• DATA SECTION:

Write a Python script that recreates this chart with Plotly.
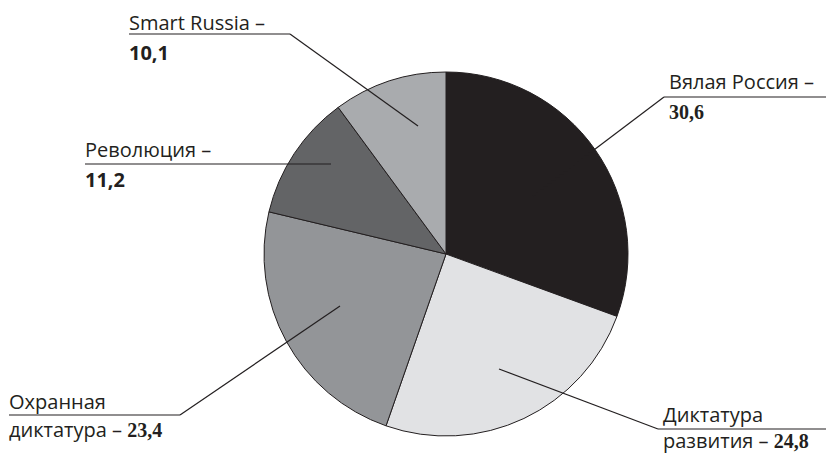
import plotly.graph_objects as go

categories = ["Вялая Россия", "Диктатура развития", "Охранная диктатура", "Революция", "Smart Russia"]
values = [30.6, 24.8, 23.4, 11.2, 10.1]
value_labels = ["30,6", "24,8", "23,4", "11,2", "10,1"]
colors = ["#231f20", "#e1e2e4", "#939598", "#636466", "#a9abae"]

W, H = 826, 454
SANS = "Open Sans"
FS = 20

def px(x):
    return x / W

def py(y):
    return 1 - y / H

cx, cy, r = 446, 254, 182

fig = go.Figure(go.Pie(
    labels=categories,
    values=values,
    sort=False,
    direction="clockwise",
    rotation=0,
    marker=dict(colors=colors, line=dict(color="#231f20", width=1)),
    textinfo="none",
    hoverinfo="label+value",
    showlegend=False,
    domain=dict(x=[px(cx - r), px(cx + r)], y=[py(cy + r), py(cy - r)]),
))

def serif_bold(t):
    return '<b><span style="font-family:Liberation Serif">' + t + '</span></b>'

def sans_bold(t):
    return '<b>' + t + '</b>'

# label blocks: (line1, line2, text x, line1 y, line2 y, underline y, underline x0, x1, leader end)
labels = [
    ("Smart Russia –", sans_bold(value_labels[4]), 127, 22, 52, 34, 129, 290, (418, 126)),
    ("Революция –", sans_bold(value_labels[3]), 83, 149, 179, 164, 85, 331, None),
    ("Вялая Россия –", serif_bold(value_labels[0]), 667, 82, 112, 97, 826, 664, (533, 196)),
    ("Охранная", "диктатура – " + serif_bold(value_labels[2]), 7, 401, 429, 415, 9, 180, (340, 306)),
    ("Диктатура", "развития – " + serif_bold(value_labels[1]), 661, 414, 440, 429, 826, 658, (499, 369)),
]

annotations = []
shapes = []
for l1, l2, tx, y1, y2, uy, ux0, ux1, lead in labels:
    for txt, yy in ((l1, y1), (l2, y2)):
        annotations.append(dict(
            text=txt, x=px(tx), y=py(yy), xref="paper", yref="paper",
            xanchor="left", yanchor="middle", showarrow=False,
            font=dict(family=SANS, size=FS, color="#231f20"),
        ))
    shapes.append(dict(type="line", xref="paper", yref="paper",
                       x0=px(ux0), y0=py(uy), x1=px(ux1), y1=py(uy),
                       line=dict(color="#231f20", width=1.2)))
    if lead:
        shapes.append(dict(type="line", xref="paper", yref="paper",
                           x0=px(ux1), y0=py(uy), x1=px(lead[0]), y1=py(lead[1]),
                           line=dict(color="#231f20", width=1.2)))

fig.update_layout(
    width=W, height=H,
    margin=dict(l=0, r=0, t=0, b=0),
    paper_bgcolor="white",
    plot_bgcolor="white",
    annotations=annotations,
    shapes=shapes,
)

fig.write_html("out.html", config={"displayModeBar": False},
               post_script="document.body.style.margin='0';")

• GIVEN TASK: Write out an exact copy of the listing, first line through the line containing "import plotly.graph_objects as go", with the pictures left out.

• WRITTEN SOLUTION:
Write a Python script that recreates this chart with Plotly.
import plotly.graph_objects as go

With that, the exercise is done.